Abstract

Morphological and functional studies on cell surfaces have been limited largely to cultured cells because of injury wrought to cells of solid tissues by commonly employed mechanical, enzymatic, or chelator dispersal methods. By using the staphylococcal epidermolytic toxin we avoided this problem; the toxin cleaves the intercellular spaces of human and mouse squamous epithelia without ultrastructural evidence of cytotoxicity. We studied the cell surface topography of neonatal mouse epidermis obtained two hours after injection of highly purified epidermolytic toxin. Immediately after sacrifice intraepithelial surfaces were exposed while the animals were immersed in fixative. Specimens were either freeze-fractured or embedded for transmission electron microscopy, or were critical-point-dried prior to platinum/carbon replication for transmission and scanning electron microscopy. Replicas could be prepared for transmission electron microscopy only if they were first stabilized with parloidion and then cleaned with both bleach and 40% chromate.
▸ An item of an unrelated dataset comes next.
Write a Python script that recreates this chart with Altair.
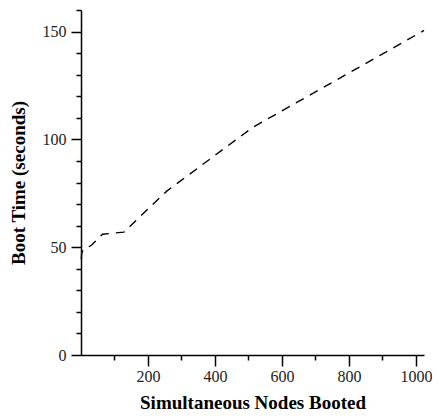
import altair as alt
import pandas as pd

nodes = [1, 2, 4, 8, 16, 32, 64, 128, 256, 512, 1024]
boot_time = [44.5, 47, 48, 49, 49.5, 51, 56, 57, 76, 105.5, 150.5]

x_ticks = [100, 200, 300, 400, 500, 600, 700, 800, 900, 1000]
y_ticks = list(range(0, 161, 10))

df = pd.DataFrame({"nodes": nodes, "boot": boot_time})

FONT = "Liberation Serif"

chart = alt.Chart(df).mark_line(
    color="black", strokeWidth=1.4, strokeDash=[9, 7]
).encode(
    x=alt.X(
        "nodes:Q",
        scale=alt.Scale(domain=[0, 1024], nice=False, zero=True),
        axis=alt.Axis(
            title="Simultaneous Nodes Booted",
            values=x_ticks,
            format="d",
            labelExpr="datum.value % 200 === 0 ? datum.label : ''",
            tickSize={"condition": {"test": "datum.value % 200 === 0", "value": 11}, "value": 5},
            grid=False,
            labelPadding=2,
            titlePadding=9,
        ),
    ),
    y=alt.Y(
        "boot:Q",
        scale=alt.Scale(domain=[0, 160], nice=False),
        axis=alt.Axis(
            title="Boot Time (seconds)",
            values=y_ticks,
            labelExpr="datum.value % 50 === 0 ? datum.label : ''",
            tickSize={"condition": {"test": "datum.value % 50 === 0", "value": 10}, "value": 5},
            grid=False,
            labelPadding=5,
            titlePadding=14,
        ),
    ),
).properties(
    width=343,
    height=345,
    autosize=alt.AutoSizeParams(type="none"),
    padding={"left": 73, "top": 2, "right": 8, "bottom": 56},
).configure_view(
    stroke=None
).configure_axis(
    domainColor="black",
    domainWidth=1.5,
    tickColor="black",
    tickWidth=1.5,
    labelFont=FONT,
    labelFontSize=16,
    labelColor="#222",
    titleFont=FONT,
    titleFontSize=19,
    titleFontWeight="bold",
    titleColor="black",
)

chart.save("out.html", embed_options={"renderer": "svg", "actions": False})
By using these four complementary morphological methods (freeze-fracture, scanning electron microscopy, transmission electron microscopy of surface replicas, and standard thin sections), we could positively identify external membrane structures. The convoluted surface was studded by tenuous microvilli, scattered 15-20 nm particles, and hemispherical desmosomal mounds. Desmosomal plaques displayed randomly arrayed 15-20 nm globular particles comparable in distribution and density to particles observed in freeze-fractured desmosomes, and suggesting that desmosomal integral membrane particles span the external leaflet of the plasma membrane.